───── EXERCISE MATERIAL

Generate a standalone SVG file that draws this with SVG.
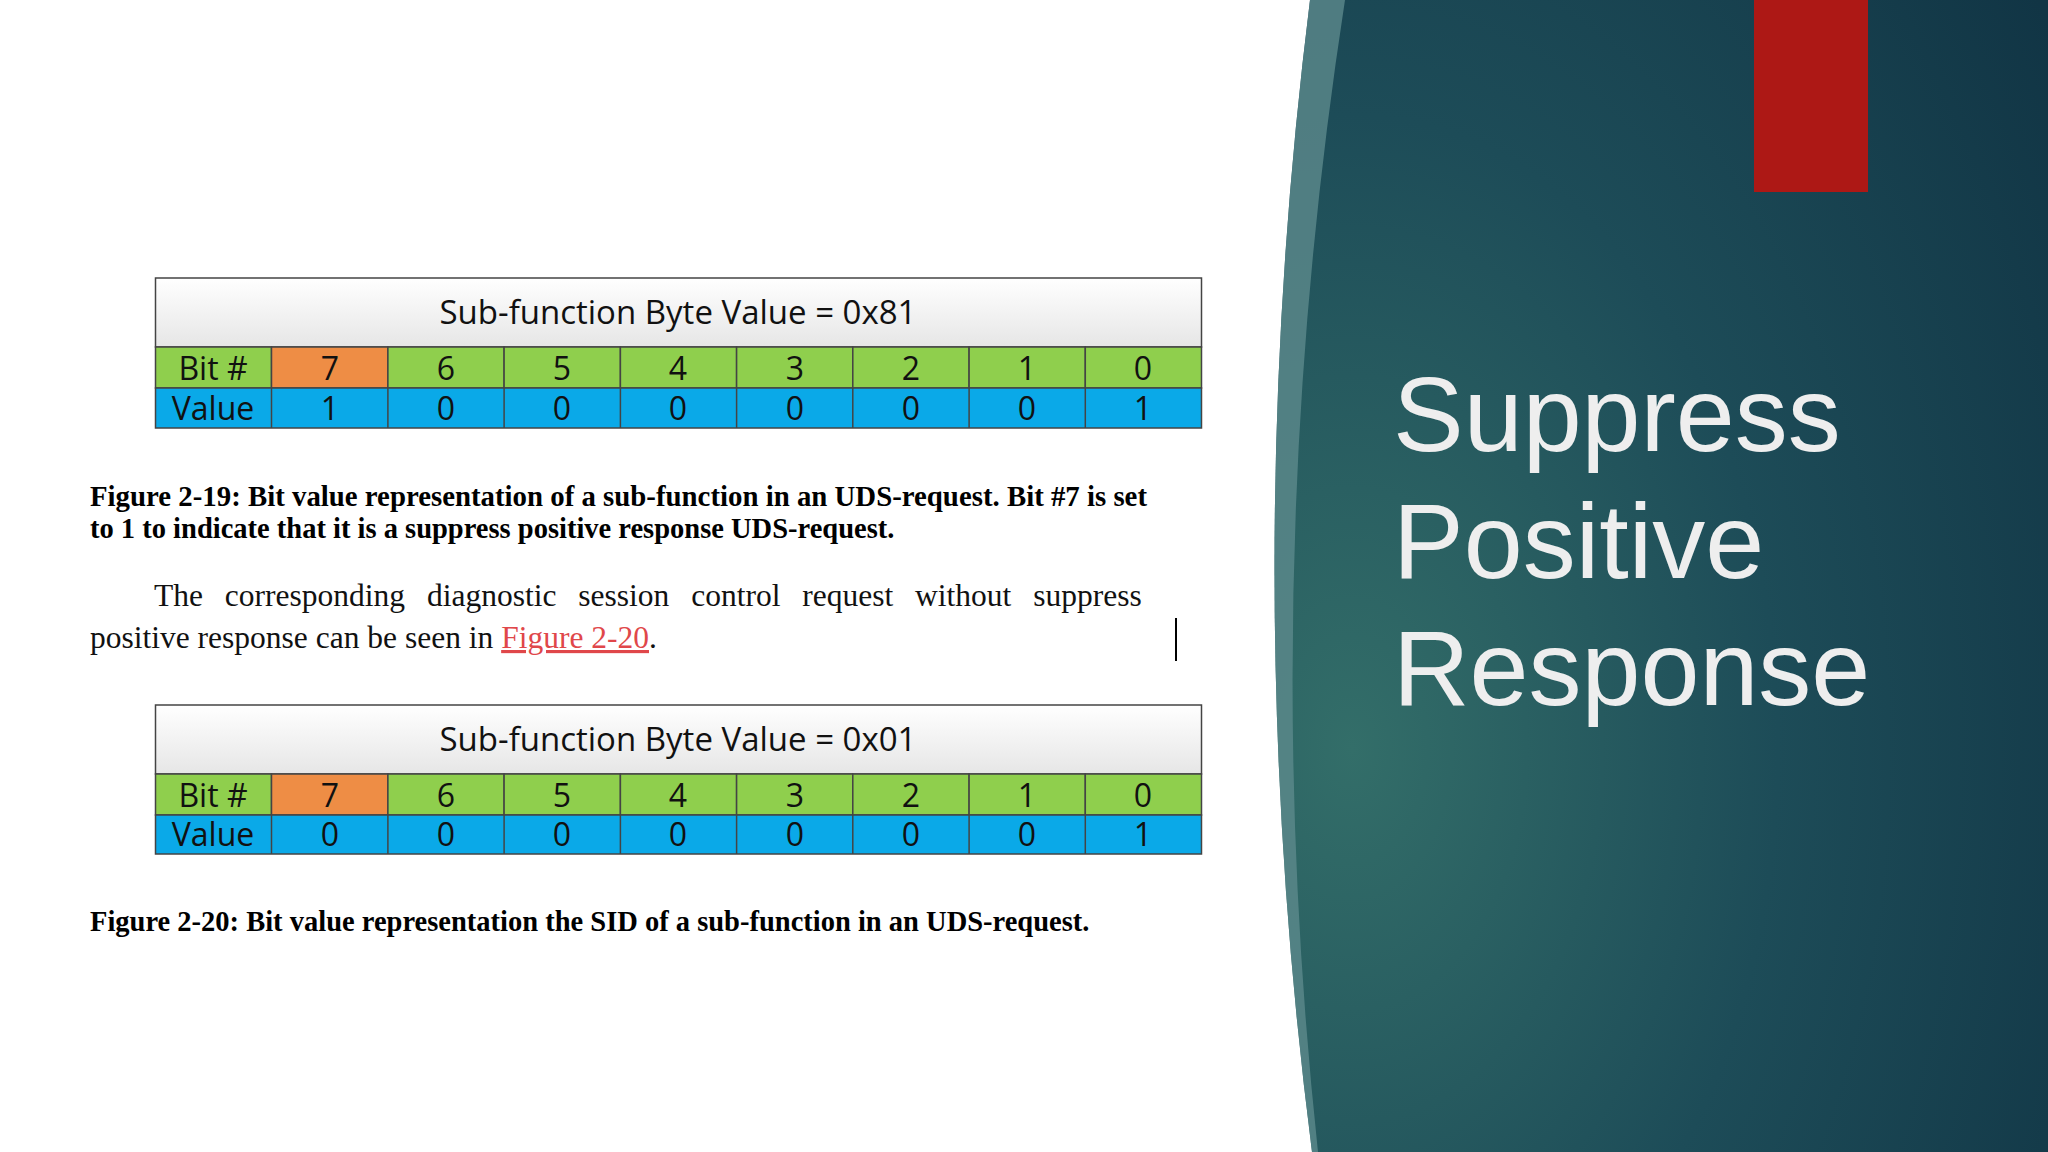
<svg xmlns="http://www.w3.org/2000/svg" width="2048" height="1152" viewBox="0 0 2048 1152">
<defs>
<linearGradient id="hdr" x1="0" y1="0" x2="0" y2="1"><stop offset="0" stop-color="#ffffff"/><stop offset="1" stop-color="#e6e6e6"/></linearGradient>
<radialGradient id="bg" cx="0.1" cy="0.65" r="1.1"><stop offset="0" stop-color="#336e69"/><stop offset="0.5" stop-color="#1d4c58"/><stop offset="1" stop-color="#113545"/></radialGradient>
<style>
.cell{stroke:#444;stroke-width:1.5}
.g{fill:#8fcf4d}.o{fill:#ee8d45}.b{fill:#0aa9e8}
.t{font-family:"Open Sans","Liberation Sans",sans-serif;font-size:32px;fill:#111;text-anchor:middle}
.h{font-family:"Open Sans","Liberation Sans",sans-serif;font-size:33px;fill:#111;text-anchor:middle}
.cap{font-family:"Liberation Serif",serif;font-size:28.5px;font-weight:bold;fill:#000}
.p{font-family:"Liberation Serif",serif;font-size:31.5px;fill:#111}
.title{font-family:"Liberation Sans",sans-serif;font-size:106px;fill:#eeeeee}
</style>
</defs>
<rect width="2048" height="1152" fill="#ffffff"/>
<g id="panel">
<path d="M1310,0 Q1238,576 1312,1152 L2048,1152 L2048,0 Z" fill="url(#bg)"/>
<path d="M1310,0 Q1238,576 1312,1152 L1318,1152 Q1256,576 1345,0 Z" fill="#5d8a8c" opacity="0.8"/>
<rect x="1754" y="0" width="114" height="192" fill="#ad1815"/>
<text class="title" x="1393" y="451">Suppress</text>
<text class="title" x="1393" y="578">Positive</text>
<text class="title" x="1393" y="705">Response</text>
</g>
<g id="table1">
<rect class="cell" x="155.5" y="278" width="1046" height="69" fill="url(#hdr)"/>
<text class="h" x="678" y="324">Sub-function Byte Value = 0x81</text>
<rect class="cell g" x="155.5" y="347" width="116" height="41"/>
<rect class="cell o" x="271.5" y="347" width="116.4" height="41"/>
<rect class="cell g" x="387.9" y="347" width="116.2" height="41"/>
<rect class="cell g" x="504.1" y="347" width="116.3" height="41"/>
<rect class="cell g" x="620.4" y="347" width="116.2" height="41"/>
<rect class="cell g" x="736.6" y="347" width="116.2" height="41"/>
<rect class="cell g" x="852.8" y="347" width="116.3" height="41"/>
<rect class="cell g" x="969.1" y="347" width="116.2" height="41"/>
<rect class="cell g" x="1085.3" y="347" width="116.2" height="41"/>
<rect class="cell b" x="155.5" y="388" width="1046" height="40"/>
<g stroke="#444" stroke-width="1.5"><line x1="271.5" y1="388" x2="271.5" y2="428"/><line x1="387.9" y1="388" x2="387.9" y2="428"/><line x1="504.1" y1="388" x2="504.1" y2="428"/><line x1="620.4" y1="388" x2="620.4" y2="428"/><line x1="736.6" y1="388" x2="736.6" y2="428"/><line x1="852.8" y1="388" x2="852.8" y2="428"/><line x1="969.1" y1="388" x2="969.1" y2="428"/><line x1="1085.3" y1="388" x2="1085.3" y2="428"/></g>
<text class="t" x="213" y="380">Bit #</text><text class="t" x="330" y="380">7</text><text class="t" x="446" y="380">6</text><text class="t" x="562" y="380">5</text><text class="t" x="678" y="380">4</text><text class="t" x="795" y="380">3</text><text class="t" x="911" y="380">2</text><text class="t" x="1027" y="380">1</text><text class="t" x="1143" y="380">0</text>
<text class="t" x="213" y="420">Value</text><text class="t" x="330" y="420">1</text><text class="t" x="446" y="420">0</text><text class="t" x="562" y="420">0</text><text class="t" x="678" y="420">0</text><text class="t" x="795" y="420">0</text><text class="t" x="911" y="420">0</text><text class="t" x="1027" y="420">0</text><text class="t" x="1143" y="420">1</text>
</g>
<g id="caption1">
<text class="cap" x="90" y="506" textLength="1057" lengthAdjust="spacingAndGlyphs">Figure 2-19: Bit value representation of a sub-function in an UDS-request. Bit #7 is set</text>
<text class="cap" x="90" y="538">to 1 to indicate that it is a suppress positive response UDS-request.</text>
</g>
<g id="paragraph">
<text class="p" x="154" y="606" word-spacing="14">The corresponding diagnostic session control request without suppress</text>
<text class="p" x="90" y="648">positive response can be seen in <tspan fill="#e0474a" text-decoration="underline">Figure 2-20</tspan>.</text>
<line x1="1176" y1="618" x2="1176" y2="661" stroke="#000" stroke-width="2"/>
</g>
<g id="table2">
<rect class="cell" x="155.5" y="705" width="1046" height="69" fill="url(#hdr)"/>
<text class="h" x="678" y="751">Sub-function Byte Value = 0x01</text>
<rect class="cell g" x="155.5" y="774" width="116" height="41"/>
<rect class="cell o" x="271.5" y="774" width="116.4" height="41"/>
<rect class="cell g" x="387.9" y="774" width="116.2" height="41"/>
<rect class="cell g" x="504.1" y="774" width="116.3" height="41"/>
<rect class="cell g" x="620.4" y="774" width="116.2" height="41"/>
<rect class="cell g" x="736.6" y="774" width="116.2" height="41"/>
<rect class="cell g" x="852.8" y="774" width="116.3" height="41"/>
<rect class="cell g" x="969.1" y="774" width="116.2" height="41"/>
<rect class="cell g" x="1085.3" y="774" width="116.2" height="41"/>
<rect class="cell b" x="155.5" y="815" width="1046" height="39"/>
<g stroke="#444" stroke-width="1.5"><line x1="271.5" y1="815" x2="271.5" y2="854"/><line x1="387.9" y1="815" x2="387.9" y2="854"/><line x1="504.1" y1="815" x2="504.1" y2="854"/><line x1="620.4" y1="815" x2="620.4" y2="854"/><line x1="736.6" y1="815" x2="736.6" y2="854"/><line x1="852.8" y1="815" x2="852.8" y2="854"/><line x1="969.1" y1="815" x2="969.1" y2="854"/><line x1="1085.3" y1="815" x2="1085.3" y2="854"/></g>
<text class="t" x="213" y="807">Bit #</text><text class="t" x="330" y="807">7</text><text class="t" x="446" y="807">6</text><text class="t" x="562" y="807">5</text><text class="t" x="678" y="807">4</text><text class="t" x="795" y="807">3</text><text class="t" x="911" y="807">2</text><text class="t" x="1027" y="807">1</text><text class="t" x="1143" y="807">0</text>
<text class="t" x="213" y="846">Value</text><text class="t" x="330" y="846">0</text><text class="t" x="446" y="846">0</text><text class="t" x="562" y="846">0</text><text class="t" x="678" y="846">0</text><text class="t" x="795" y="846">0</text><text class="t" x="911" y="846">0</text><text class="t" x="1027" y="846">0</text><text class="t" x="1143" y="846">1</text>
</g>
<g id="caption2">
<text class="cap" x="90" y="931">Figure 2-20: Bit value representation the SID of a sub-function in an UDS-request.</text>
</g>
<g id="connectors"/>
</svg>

──────────
───── EXERCISE MATERIAL

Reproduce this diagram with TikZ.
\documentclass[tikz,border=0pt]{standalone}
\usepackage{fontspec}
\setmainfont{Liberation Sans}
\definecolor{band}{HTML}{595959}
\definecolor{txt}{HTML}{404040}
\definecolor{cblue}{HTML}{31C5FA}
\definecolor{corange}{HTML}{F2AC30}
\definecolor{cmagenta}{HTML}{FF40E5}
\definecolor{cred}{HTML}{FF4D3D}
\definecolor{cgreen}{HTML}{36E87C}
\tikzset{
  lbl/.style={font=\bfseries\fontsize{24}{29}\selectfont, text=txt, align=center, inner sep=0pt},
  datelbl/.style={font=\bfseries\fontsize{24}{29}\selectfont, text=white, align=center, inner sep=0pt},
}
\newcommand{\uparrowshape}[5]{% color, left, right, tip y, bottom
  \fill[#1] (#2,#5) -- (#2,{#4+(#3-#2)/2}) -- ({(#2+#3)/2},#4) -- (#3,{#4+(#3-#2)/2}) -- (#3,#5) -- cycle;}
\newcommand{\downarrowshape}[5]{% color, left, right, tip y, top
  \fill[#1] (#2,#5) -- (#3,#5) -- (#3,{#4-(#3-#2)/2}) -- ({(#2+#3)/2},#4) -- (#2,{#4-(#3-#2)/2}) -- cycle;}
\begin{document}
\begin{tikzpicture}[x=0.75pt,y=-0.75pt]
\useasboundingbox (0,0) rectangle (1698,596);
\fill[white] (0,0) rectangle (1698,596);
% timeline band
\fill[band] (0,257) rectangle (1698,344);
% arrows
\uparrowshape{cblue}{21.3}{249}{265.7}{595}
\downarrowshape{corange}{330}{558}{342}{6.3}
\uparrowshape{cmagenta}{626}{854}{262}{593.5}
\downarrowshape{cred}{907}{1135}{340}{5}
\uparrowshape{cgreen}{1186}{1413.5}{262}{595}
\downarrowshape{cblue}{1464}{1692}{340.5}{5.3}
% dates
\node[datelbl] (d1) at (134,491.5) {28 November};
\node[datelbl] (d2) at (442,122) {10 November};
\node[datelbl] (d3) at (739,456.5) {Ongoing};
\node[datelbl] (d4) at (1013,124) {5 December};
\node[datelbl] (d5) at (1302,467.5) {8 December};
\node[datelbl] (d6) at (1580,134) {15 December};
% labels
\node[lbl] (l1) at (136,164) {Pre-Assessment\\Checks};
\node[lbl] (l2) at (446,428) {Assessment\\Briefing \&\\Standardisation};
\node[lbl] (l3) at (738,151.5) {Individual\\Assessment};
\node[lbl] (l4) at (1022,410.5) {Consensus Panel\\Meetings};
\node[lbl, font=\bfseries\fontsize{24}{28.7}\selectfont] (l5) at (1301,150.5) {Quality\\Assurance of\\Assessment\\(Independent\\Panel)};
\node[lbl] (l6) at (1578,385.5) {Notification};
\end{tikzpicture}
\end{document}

──────────
───── EXERCISE MATERIAL

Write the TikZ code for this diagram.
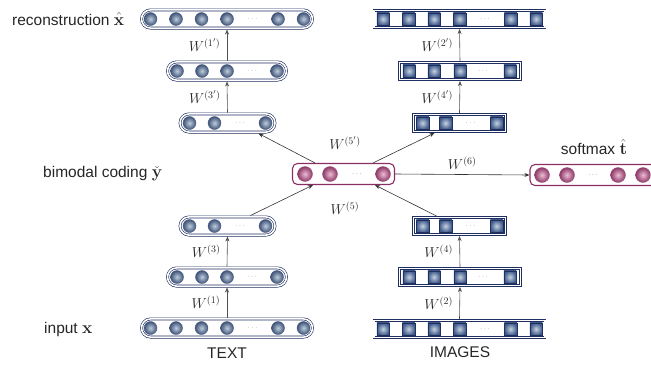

──────────

Copy out each line in the preceding records that contains "standalone".

▸ RESPONSE TO THE TASK:
Generate a standalone SVG file that draws this with SVG.
\documentclass[tikz,border=0pt]{standalone}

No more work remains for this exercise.